(Code that draws figures)
══════════════════════════════

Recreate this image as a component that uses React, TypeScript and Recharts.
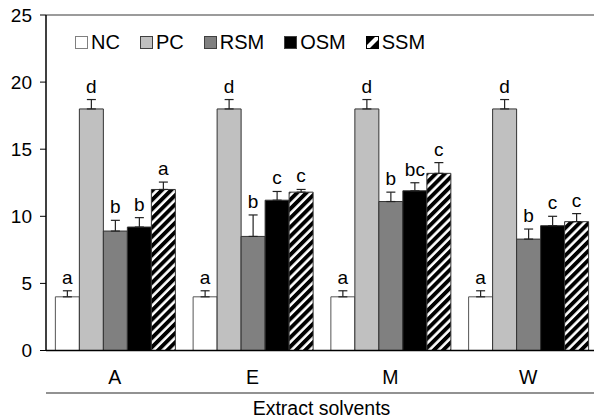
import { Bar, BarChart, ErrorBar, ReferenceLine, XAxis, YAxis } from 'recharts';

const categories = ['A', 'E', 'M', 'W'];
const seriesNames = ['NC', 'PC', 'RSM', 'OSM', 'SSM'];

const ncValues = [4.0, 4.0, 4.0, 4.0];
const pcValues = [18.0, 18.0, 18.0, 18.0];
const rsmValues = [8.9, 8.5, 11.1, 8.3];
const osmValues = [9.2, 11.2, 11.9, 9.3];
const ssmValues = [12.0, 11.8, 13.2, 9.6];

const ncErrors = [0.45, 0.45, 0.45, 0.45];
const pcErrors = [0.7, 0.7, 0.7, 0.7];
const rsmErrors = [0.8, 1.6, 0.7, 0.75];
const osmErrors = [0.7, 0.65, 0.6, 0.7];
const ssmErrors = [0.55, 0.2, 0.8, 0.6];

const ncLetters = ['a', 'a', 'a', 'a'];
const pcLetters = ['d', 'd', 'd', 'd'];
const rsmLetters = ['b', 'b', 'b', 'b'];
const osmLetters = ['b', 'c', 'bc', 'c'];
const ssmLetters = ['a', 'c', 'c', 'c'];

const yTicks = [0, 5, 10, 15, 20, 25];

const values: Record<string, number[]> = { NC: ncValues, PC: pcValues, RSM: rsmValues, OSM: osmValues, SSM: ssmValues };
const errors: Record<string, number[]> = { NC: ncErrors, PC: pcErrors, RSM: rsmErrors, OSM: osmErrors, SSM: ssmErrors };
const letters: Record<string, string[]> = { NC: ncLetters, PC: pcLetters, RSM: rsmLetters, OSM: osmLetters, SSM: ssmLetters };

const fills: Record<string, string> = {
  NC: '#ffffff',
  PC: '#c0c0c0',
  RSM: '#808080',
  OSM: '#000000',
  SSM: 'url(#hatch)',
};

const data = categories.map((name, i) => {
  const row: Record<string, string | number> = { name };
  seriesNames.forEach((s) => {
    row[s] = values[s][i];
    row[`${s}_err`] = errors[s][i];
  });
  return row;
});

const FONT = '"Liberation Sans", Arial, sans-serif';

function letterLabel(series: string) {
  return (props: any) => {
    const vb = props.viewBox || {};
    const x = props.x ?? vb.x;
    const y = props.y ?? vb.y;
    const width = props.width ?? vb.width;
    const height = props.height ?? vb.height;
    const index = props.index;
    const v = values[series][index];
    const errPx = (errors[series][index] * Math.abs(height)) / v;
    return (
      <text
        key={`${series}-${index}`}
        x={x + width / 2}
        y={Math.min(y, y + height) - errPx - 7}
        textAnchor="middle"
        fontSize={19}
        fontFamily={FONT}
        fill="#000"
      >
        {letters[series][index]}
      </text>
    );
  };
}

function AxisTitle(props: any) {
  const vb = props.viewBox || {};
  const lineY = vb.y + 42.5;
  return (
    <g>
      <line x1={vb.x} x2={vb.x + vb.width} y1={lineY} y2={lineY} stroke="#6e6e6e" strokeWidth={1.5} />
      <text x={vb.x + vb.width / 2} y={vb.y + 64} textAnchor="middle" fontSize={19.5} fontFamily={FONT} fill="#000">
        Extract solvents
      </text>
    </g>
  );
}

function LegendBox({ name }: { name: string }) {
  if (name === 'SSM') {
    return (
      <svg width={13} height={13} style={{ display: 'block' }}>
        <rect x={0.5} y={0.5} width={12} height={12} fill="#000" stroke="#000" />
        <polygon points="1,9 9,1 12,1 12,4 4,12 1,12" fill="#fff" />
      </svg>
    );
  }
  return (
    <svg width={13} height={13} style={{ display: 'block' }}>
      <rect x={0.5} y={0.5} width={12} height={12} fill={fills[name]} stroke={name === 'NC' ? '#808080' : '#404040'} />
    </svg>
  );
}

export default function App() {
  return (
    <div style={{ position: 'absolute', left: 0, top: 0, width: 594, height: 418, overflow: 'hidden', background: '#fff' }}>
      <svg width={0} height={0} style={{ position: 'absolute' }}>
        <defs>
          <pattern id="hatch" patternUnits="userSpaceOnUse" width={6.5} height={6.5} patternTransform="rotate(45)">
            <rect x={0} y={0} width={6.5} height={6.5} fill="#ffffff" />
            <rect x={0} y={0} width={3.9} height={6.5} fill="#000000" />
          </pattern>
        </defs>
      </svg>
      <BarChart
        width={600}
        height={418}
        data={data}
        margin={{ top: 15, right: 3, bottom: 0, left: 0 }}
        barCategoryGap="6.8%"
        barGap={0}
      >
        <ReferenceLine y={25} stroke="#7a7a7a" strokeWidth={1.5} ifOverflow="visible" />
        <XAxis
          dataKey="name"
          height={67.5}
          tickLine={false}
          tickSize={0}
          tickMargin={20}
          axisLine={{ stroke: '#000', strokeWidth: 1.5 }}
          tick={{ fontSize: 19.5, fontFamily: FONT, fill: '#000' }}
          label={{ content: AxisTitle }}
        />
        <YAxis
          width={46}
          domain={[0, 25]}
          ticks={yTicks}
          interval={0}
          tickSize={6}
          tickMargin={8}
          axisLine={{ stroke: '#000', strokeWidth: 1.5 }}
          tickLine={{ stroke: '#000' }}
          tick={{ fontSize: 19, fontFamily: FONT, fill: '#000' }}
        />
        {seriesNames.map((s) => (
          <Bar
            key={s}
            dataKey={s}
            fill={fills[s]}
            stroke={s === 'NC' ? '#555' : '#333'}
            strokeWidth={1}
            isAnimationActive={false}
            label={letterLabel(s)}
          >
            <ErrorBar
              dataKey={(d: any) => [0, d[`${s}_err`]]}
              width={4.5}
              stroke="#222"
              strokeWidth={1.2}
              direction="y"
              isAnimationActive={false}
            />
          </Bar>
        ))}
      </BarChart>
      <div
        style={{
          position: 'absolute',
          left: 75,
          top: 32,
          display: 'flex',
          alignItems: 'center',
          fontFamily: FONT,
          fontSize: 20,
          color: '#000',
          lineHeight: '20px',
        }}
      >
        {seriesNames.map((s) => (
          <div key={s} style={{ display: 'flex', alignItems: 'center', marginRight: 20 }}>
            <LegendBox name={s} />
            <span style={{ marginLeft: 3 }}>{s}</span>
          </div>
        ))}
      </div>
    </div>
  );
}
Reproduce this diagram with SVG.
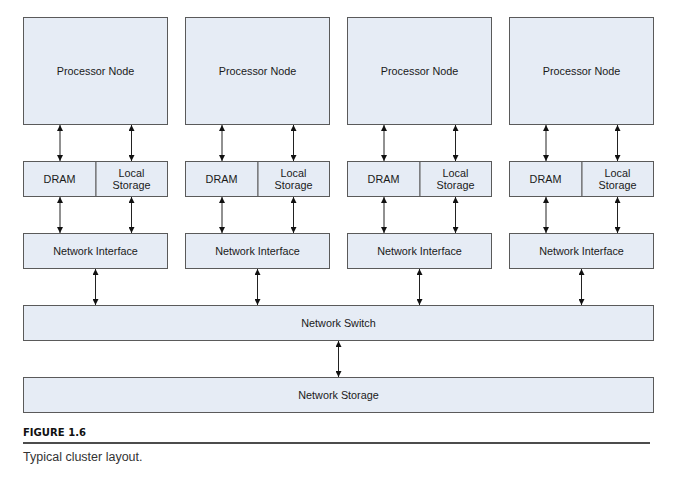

══════════════════════════════

Goal:
Pictures excluded, repeat exactly the lines from the top of the material through the line with "const ssmErrors = [0.55, 0.2, 0.8, 0.6];", including both of those lines.

Task result:
Recreate this image as a component that uses React, TypeScript and Recharts.
import { Bar, BarChart, ErrorBar, ReferenceLine, XAxis, YAxis } from 'recharts';

const categories = ['A', 'E', 'M', 'W'];
const seriesNames = ['NC', 'PC', 'RSM', 'OSM', 'SSM'];

const ncValues = [4.0, 4.0, 4.0, 4.0];
const pcValues = [18.0, 18.0, 18.0, 18.0];
const rsmValues = [8.9, 8.5, 11.1, 8.3];
const osmValues = [9.2, 11.2, 11.9, 9.3];
const ssmValues = [12.0, 11.8, 13.2, 9.6];

const ncErrors = [0.45, 0.45, 0.45, 0.45];
const pcErrors = [0.7, 0.7, 0.7, 0.7];
const rsmErrors = [0.8, 1.6, 0.7, 0.75];
const osmErrors = [0.7, 0.65, 0.6, 0.7];
const ssmErrors = [0.55, 0.2, 0.8, 0.6];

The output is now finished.